+++ RECORDS SUPPLIED
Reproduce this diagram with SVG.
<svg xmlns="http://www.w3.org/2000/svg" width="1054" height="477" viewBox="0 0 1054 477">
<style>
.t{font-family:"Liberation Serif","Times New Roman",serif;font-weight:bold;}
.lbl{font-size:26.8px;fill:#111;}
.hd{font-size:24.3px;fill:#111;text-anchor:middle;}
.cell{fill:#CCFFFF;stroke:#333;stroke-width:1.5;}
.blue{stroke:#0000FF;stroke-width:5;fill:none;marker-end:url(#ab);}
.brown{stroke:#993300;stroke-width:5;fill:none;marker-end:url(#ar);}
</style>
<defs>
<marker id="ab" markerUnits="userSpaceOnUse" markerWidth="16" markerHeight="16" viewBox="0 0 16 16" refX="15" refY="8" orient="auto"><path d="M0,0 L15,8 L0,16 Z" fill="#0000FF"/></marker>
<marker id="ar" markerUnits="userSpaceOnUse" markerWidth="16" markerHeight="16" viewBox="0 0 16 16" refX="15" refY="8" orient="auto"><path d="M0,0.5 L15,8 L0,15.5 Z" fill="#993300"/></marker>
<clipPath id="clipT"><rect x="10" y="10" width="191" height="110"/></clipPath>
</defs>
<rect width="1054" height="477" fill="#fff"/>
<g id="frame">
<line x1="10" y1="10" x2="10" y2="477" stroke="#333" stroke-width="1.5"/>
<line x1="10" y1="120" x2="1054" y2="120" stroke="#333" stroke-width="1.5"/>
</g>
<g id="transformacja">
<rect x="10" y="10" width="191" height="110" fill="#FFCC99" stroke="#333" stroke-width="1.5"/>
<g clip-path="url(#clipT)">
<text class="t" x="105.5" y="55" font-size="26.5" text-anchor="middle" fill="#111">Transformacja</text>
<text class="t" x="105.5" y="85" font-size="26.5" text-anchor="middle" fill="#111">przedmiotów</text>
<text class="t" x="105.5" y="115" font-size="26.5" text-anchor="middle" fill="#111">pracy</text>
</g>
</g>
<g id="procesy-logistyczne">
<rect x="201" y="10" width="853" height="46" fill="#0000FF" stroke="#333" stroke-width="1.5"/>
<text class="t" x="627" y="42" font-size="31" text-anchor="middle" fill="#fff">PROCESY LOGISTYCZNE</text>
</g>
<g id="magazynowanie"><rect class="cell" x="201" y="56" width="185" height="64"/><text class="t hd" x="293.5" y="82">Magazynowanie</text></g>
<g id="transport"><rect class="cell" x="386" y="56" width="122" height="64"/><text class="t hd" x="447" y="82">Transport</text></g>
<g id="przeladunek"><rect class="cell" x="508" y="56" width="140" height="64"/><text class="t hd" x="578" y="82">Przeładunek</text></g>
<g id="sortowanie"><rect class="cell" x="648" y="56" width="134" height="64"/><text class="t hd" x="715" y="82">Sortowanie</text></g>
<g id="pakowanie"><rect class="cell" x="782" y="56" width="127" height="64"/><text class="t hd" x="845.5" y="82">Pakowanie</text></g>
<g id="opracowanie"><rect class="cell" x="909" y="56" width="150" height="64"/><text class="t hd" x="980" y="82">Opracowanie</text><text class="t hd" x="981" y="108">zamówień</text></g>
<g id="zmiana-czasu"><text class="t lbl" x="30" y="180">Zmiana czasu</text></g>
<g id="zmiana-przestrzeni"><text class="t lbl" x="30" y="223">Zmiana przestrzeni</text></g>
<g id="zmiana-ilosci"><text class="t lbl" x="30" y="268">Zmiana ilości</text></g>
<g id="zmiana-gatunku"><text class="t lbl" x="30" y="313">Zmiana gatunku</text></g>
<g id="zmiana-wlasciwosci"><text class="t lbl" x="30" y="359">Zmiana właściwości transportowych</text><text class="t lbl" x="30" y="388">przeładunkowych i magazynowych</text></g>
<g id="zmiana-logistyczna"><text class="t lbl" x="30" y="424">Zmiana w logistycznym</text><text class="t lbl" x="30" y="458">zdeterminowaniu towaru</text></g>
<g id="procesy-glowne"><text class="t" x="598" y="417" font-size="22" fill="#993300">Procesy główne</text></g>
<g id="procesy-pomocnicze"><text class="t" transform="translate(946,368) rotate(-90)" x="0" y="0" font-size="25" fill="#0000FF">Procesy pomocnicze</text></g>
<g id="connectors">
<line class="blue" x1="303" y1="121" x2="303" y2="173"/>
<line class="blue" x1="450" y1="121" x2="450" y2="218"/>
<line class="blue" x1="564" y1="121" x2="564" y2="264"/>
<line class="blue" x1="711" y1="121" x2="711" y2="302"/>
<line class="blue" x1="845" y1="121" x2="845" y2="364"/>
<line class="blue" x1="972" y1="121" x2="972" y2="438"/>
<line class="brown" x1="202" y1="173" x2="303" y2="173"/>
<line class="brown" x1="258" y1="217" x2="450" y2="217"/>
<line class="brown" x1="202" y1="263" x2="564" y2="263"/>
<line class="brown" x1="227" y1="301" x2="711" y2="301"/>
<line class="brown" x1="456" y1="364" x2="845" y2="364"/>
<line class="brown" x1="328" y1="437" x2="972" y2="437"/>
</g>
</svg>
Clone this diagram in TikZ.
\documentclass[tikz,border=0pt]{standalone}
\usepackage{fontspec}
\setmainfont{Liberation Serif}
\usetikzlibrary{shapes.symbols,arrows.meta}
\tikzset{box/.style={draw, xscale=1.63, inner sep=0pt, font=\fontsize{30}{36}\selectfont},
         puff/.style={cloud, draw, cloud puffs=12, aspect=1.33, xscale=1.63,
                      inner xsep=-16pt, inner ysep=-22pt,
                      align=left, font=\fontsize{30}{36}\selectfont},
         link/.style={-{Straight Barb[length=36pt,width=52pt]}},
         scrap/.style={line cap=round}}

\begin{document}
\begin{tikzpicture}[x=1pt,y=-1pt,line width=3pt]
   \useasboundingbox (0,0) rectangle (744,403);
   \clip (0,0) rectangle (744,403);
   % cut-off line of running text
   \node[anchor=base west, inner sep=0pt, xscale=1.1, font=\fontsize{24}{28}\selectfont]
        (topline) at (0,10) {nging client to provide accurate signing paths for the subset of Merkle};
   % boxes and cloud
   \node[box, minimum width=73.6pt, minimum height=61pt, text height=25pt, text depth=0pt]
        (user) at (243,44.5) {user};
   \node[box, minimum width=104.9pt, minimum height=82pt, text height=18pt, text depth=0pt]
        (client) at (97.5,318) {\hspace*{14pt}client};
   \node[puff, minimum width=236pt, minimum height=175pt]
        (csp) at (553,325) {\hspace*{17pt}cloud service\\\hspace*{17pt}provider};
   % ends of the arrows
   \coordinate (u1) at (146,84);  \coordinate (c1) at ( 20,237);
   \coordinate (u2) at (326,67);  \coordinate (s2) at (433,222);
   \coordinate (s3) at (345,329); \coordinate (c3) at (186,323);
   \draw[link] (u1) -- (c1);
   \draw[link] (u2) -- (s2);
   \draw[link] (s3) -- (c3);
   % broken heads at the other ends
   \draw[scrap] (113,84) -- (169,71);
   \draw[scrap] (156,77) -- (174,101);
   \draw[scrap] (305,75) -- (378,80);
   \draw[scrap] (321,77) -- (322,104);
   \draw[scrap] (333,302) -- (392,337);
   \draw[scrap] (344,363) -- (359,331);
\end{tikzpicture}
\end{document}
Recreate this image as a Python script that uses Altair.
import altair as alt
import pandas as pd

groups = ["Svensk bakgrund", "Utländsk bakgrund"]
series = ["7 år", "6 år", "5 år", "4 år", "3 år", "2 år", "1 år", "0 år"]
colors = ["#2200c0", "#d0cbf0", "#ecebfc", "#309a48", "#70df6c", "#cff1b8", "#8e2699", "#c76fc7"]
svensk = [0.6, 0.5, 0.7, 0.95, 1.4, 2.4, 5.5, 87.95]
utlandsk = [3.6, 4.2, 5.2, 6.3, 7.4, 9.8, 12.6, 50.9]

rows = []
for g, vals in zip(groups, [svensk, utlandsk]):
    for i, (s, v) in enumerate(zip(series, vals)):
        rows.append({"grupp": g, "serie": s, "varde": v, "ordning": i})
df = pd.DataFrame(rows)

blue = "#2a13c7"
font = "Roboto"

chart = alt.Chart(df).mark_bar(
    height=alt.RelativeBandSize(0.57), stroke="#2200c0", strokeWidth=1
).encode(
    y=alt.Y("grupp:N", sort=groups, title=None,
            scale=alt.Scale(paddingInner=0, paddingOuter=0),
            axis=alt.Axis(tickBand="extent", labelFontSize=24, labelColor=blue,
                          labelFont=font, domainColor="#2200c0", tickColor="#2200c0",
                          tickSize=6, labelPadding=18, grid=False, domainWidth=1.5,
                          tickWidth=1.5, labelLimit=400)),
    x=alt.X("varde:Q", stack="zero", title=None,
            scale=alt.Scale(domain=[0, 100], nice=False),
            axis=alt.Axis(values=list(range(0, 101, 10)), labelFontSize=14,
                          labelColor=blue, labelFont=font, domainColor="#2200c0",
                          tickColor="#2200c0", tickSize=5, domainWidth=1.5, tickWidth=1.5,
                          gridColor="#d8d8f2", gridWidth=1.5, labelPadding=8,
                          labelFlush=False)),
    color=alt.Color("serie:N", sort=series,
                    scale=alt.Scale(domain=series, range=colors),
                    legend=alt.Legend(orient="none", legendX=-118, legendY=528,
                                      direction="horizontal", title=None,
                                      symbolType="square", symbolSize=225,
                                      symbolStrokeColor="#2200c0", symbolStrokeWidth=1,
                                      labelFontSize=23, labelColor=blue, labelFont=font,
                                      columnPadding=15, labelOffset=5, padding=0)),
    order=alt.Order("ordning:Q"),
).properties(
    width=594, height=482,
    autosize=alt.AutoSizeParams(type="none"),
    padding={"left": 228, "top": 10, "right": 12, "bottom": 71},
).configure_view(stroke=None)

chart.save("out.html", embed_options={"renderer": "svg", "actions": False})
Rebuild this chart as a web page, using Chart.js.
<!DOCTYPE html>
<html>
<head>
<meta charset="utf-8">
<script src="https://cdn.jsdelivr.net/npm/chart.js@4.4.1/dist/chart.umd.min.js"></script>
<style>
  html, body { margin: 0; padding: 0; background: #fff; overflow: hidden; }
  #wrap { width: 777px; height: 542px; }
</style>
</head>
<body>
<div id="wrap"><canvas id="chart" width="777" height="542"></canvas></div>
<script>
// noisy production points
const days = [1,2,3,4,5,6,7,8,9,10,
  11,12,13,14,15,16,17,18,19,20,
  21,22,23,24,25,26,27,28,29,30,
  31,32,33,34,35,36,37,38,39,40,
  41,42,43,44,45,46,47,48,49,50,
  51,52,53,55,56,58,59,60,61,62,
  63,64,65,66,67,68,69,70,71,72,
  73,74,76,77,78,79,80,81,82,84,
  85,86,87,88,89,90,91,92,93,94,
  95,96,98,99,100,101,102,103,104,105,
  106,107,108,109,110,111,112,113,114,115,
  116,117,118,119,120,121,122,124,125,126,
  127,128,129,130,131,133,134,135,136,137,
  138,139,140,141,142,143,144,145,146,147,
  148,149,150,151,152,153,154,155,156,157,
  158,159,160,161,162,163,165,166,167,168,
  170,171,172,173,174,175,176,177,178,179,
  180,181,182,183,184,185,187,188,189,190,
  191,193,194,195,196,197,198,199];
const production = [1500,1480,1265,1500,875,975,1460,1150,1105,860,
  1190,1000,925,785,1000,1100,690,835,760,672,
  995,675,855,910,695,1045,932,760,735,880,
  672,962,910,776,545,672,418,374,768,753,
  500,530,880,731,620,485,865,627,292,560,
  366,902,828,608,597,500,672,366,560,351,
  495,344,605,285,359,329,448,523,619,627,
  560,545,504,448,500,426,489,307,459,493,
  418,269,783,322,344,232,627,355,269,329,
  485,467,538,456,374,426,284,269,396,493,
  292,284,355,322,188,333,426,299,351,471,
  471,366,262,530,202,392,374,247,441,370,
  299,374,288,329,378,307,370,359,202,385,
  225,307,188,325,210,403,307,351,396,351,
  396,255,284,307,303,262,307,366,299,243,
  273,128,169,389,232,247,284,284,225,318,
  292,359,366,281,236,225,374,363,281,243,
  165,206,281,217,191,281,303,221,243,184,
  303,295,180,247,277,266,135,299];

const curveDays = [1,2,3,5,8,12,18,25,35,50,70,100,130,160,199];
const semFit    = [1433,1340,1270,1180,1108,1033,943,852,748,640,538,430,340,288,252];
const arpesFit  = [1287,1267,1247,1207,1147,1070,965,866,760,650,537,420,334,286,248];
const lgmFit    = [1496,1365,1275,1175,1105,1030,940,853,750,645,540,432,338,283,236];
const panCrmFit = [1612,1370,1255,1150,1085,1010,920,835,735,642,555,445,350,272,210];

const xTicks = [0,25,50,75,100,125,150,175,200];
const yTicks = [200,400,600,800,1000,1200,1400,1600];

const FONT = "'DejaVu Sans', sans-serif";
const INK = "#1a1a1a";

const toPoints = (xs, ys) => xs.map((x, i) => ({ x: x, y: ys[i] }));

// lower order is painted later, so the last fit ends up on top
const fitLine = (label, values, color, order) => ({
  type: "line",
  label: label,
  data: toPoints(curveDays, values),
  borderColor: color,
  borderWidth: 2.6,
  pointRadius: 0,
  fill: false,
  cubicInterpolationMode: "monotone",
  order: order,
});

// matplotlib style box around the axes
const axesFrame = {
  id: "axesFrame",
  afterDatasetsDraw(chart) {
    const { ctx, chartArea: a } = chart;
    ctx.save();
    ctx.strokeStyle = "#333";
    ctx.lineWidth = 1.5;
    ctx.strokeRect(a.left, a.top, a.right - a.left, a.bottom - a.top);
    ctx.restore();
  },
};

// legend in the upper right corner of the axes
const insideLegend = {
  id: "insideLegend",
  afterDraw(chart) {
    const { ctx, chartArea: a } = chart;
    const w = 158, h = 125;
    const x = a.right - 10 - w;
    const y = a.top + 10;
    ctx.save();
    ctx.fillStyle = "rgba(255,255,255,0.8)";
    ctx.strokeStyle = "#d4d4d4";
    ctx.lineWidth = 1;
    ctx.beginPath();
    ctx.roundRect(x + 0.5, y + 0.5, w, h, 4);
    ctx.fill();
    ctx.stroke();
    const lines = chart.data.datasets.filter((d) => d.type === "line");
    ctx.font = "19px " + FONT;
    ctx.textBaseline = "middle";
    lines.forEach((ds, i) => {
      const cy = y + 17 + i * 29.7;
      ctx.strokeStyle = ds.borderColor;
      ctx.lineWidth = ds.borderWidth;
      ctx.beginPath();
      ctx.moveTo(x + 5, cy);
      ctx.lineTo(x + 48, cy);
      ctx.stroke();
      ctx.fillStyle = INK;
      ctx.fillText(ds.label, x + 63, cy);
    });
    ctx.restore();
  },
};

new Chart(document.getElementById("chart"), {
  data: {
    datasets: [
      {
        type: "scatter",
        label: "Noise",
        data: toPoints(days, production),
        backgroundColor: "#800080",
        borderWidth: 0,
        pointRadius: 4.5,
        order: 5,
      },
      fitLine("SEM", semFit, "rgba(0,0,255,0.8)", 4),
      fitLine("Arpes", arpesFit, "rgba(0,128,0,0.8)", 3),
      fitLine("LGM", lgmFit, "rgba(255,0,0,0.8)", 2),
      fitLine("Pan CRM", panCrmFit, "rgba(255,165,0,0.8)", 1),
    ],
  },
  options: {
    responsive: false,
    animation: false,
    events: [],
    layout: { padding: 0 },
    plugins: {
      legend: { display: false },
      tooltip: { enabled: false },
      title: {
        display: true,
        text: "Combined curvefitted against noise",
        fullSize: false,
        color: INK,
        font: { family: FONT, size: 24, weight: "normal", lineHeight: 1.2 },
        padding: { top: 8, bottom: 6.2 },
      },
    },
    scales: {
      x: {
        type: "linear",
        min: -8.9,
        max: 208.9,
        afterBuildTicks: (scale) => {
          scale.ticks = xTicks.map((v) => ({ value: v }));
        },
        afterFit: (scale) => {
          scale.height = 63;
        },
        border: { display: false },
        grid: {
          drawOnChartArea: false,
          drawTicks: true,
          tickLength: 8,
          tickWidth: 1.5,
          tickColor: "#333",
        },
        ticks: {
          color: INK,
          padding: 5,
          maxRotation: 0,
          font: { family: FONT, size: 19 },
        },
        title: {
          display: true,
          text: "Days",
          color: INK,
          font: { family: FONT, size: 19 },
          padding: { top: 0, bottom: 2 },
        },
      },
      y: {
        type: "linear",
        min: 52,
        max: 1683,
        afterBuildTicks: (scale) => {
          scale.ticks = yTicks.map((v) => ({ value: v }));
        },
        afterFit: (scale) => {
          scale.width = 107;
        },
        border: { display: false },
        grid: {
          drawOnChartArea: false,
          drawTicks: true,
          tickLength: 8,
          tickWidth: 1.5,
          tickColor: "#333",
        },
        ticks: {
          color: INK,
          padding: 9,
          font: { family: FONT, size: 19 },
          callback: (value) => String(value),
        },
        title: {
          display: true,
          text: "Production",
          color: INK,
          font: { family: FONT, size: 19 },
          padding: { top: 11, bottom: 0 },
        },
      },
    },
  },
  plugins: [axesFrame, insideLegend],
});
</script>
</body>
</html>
++++++
◆ SHORT TASK
Search the data for the word "this" and copy each line where it appears.

◆ TASK RESPONSE
Reproduce this diagram with SVG.
Clone this diagram in TikZ.
Recreate this image as a Python script that uses Altair.
Rebuild this chart as a web page, using Chart.js.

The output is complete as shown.